RESIDENTS in a Monmouthshire village have come out against a plan to house and educate children with learning difficulties there.

Private healthcare company The Priory Group wants to open a care home for up to six young people between nine and 18-years-old and convert a stone barn into a special school in Mitchel Troy.

It already runs a facility, the Talocher School, in nearby Monmouth, along with others in Abergavenny, Pontypool and Newport.

But 18 people have objected to the plan, on Common Road. Some say the development would “spoil the village”, while others infer that other children and elderly residents could be put at risk.

They have the backing of their county councillor Geoff Burrows, who is also the council’s cabinet member for social care and health.

Another two residents said they were in favour. One told the council as part of a consultation: “These are children who have a variety of issues and need care and support, not to be made to feel like criminals”.

Another person who said they were impartial to the scheme wrote: “Mitchel Troy is a village that seems to like to pick and choose who does and doesn’t live here.”

On The Priory Group’s website, they say the Talocher School “provides a warm, welcoming and relaxed environment for young people who are resident within Priory residential childcare facilities or as day pupils, who are unable to attend mainstream education because of their behavioural, emotional and social difficulties.”

Children educated in Mitchel Troy would be from either Monmouthshire or from surrounding areas.

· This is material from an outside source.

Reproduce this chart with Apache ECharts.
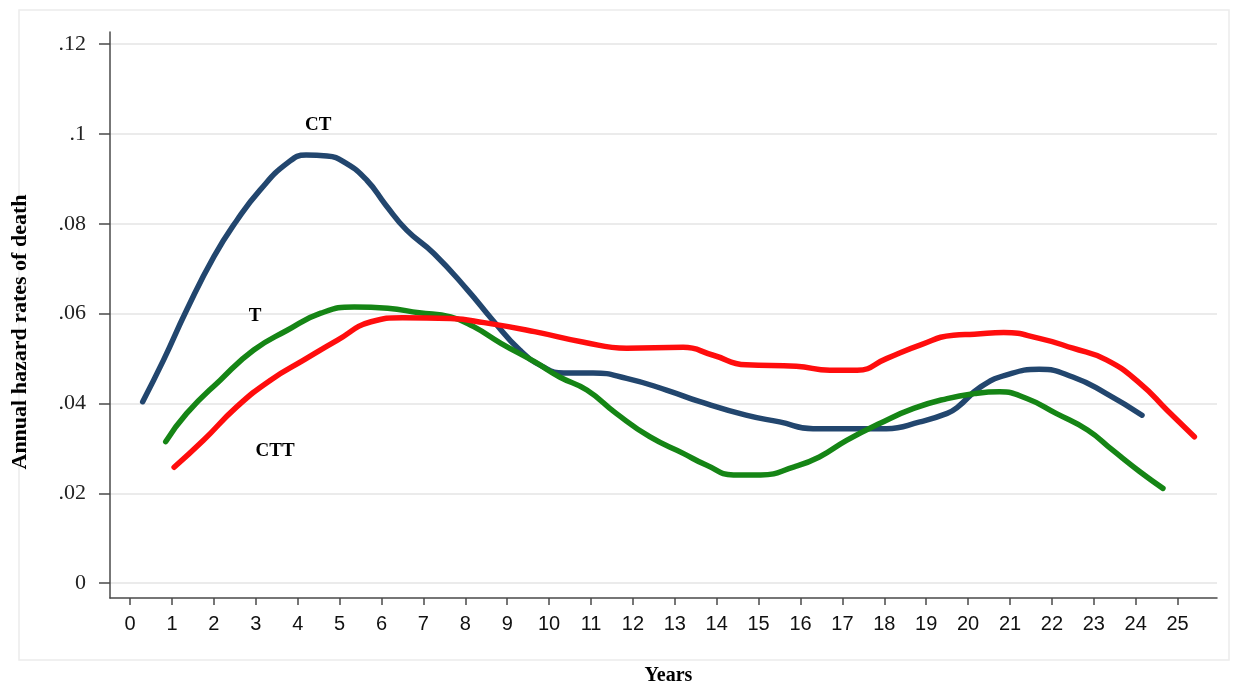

Monmouthshire council would be able to place children in the care home.

But comments from the council’s social services suggest that it is unlikely because they tend to place to place children out of the county – “sometimes suitability of the match between the placement…and sometimes because of a lack of vacancies.”

Monmouthshire council’s planning committee will be asked to make a decision on whether The Priory Group should be allowed to continue with their proposals at a meeting at County Hall in Usk next Tuesday from 2pm.